You’re a lovely chunk of a book and you’re generous with the time you allowed me to spend getting to know Lirael, her people the Clayr and the Disreputable Dog, before introducing me to Sabriel and Touchstone’s son Sameth, and daughter Ellimere. I’ll admit I struggled to like Sam. He’s a well-drawn character with his own set of concerns and he is interesting, but I didn’t warm to him until I moved onto Abhorsen. This is absolutely not your fault. Your young characters are beautifully drawn, and you give both Lirael and Sameth plenty of room to wrangle with the problem of inherited expectations. Maybe I simply don’t like Sameth as much as Lirael because if I were in his position I would have been just as afraid.

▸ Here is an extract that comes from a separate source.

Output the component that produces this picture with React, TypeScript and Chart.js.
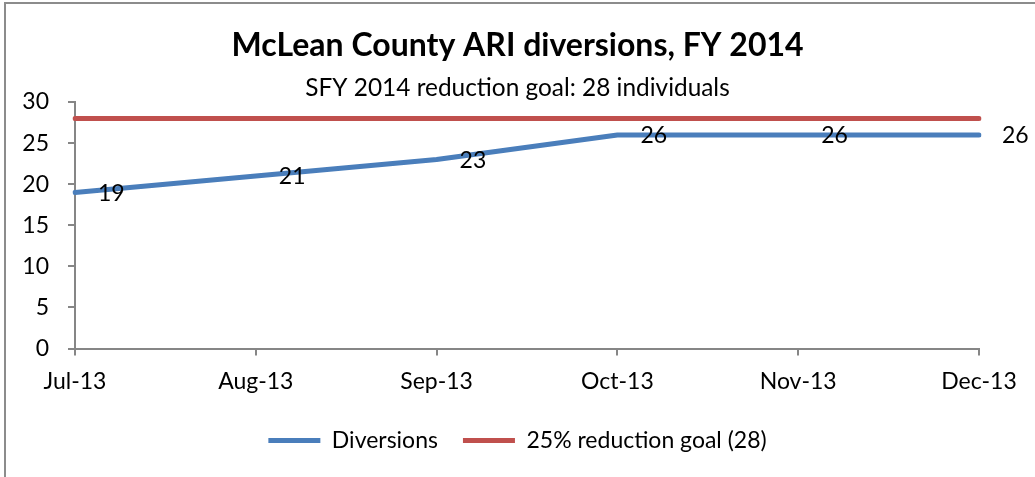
import React, { useEffect, useRef } from 'react';
import { Chart, registerables } from 'chart.js';

Chart.register(...registerables);

const months = ['Jul-13', 'Aug-13', 'Sep-13', 'Oct-13', 'Nov-13', 'Dec-13'];
const diversions = [19, 21, 23, 26, 26, 26];
const goal = [28, 28, 28, 28, 28, 28];
const seriesNames = ['Diversions', '25% reduction goal (28)'];
const titleText = 'McLean County ARI diversions, FY 2014';
const subtitleText = 'SFY 2014 reduction goal: 28 individuals';
const yMin = 0;
const yMax = 30;
const yStep = 5;

const FONT = 'Lato, "Noto Sans", sans-serif';

const framePlugin = {
  id: 'frame',
  beforeDraw(chart: any) {
    const ctx = chart.ctx;
    ctx.save();
    ctx.strokeStyle = '#8c8c8c';
    ctx.lineWidth = 2;
    ctx.beginPath();
    ctx.moveTo(5, chart.height);
    ctx.lineTo(5, 3);
    ctx.lineTo(chart.width, 3);
    ctx.stroke();
    ctx.restore();
  },
};

const labelPlugin = {
  id: 'pointLabels',
  afterDatasetsDraw(chart: any) {
    const ctx = chart.ctx;
    const meta = chart.getDatasetMeta(0);
    ctx.save();
    ctx.font = `23px ${FONT}`;
    ctx.fillStyle = '#000';
    ctx.textAlign = 'left';
    ctx.textBaseline = 'middle';
    meta.data.forEach((pt: any, i: number) => {
      ctx.fillText(String(diversions[i]), pt.x + 23, pt.y + 1);
    });
    ctx.restore();
  },
};

export default function App() {
  const ref = useRef<HTMLCanvasElement>(null);
  useEffect(() => {
    if (!ref.current) return;
    Chart.defaults.font.family = FONT;
    const chart = new Chart(ref.current, {
      type: 'line',
      data: {
        labels: months,
        datasets: [
          {
            label: seriesNames[0],
            data: diversions,
            borderColor: '#4a7ebb',
            backgroundColor: '#4a7ebb',
            borderWidth: 5,
            borderCapStyle: 'round',
            borderJoinStyle: 'round',
            pointRadius: 0,
            tension: 0,
          },
          {
            label: seriesNames[1],
            data: goal,
            borderColor: '#c0504d',
            backgroundColor: '#c0504d',
            borderWidth: 5,
            borderCapStyle: 'round',
            borderJoinStyle: 'round',
            pointRadius: 0,
            tension: 0,
          },
        ],
      },
      options: {
        animation: false,
        responsive: true,
        maintainAspectRatio: false,
        layout: { padding: { left: 0, right: 0, top: 0, bottom: 15 } },
        plugins: {
          title: {
            display: true,
            text: titleText,
            color: '#000',
            font: { size: 32, weight: 'bold', family: FONT, lineHeight: 1.2 },
            padding: { top: 26.8, bottom: 3 },
          },
          subtitle: {
            display: true,
            text: subtitleText,
            color: '#000',
            font: { size: 24.4, family: FONT, lineHeight: 1.1 },
            padding: { top: 6.4, bottom: 0.6 },
          },
          legend: {
            position: 'bottom',
            labels: {
              color: '#000',
              font: { size: 23, family: FONT },
              usePointStyle: true,
              pointStyle: 'line',
              pointStyleWidth: 52,
              padding: 25,
            },
          },
          tooltip: { enabled: false },
        },
        scales: {
          x: {
            type: 'category',
            offset: false,
            afterFit: (s: any) => {
              s.height = 55.5;
            },
            grid: {
              drawOnChartArea: false,
              drawTicks: true,
              tickLength: 7,
              color: '#868686',
              lineWidth: 2,
            },
            border: { display: true, color: '#868686', width: 2 },
            ticks: {
              color: '#000',
              font: { size: 23, family: FONT },
              padding: 12,
              maxRotation: 0,
              autoSkip: false,
            },
          },
          y: {
            min: yMin,
            max: yMax,
            afterFit: (s: any) => {
              s.width = 75;
            },
            grid: {
              drawOnChartArea: false,
              drawTicks: true,
              tickLength: 7,
              color: '#868686',
              lineWidth: 2,
            },
            border: { display: true, color: '#868686', width: 2 },
            ticks: {
              stepSize: yStep,
              color: '#000',
              font: { size: 23, family: FONT },
              padding: 19,
            },
          },
          yRight: {
            type: 'linear',
            position: 'right',
            display: true,
            min: yMin,
            max: yMax,
            afterFit: (s: any) => {
              s.width = 56;
            },
            grid: { display: false, drawTicks: false },
            border: { display: false },
            ticks: { display: false },
          },
        },
      },
      plugins: [framePlugin, labelPlugin],
    });
    return () => chart.destroy();
  }, []);

  return (
    <div style={{ position: 'fixed', left: 0, top: 0, width: 1035, height: 477, background: '#fff' }}>
      <canvas ref={ref} />
    </div>
  );
}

I love how much more I’ve learned about the workings of Charter Magic in reading you. The magic of the Old Kingdom feels like it should be real and I am not a little in love with the idea of a net of magical symbols running through and around everything, both describing the world and binding it. I am fascinated by this magic wrought by creating chains of these symbols, using them to illustrate what the magic-worker wants to happen and how, with master marks used to increase the strength or efficacy of the spell. You have left me wondering how the more dangerous Free Magic is performed, however, and I’m not sure you ever plan to enlighten me, do you?
The necromancers and Free Magic creatures within your pages are the most perilous enemies Lirael, Sam and their friends face, when they’re not dealing with the reanimated Dead in one form or another and I enjoyed that you took your time to build up the tension. You introduce us to the necromancer Hedge and sorcerer Chlorr of the Mask in your prologue, but then use them sparingly and to great effect to create a sense of menace. The political situation across the Wall in Ancelsteirre does this too. The situation involving Southerling refugees and the growing strength of the ‘Our Country’ party at first seems to have little to do with the brewing trouble, except as a possible distraction, but it soon becomes clear that the two countries are more entwined than anyone realised.
If Sabriel was a terrified full-tilt dash for safety, you are a strenuous hike that allows your reader time to appreciate the scenery. You are also a two-part climb. Sabriel stands alone, but you and Abhorsen are sharing your story between you. Thankfully, being a reader who is always late to the party is an advantage here: I was able to put you down, stretch, go and get another drink and dive straight into Abhorsen. Don’t feel abandoned, I have only left you temporarily. I promise I’ll be back. Like I said before, you’re my favourite.
Hugs and Kisses,
I don’t know whether it’s just the blue of your cover, but you’re my favourite volume visually as well. You’re moody and dark, and you feel heavy in my hands. You are, in all ways, a Quality Book. Don’t ever change.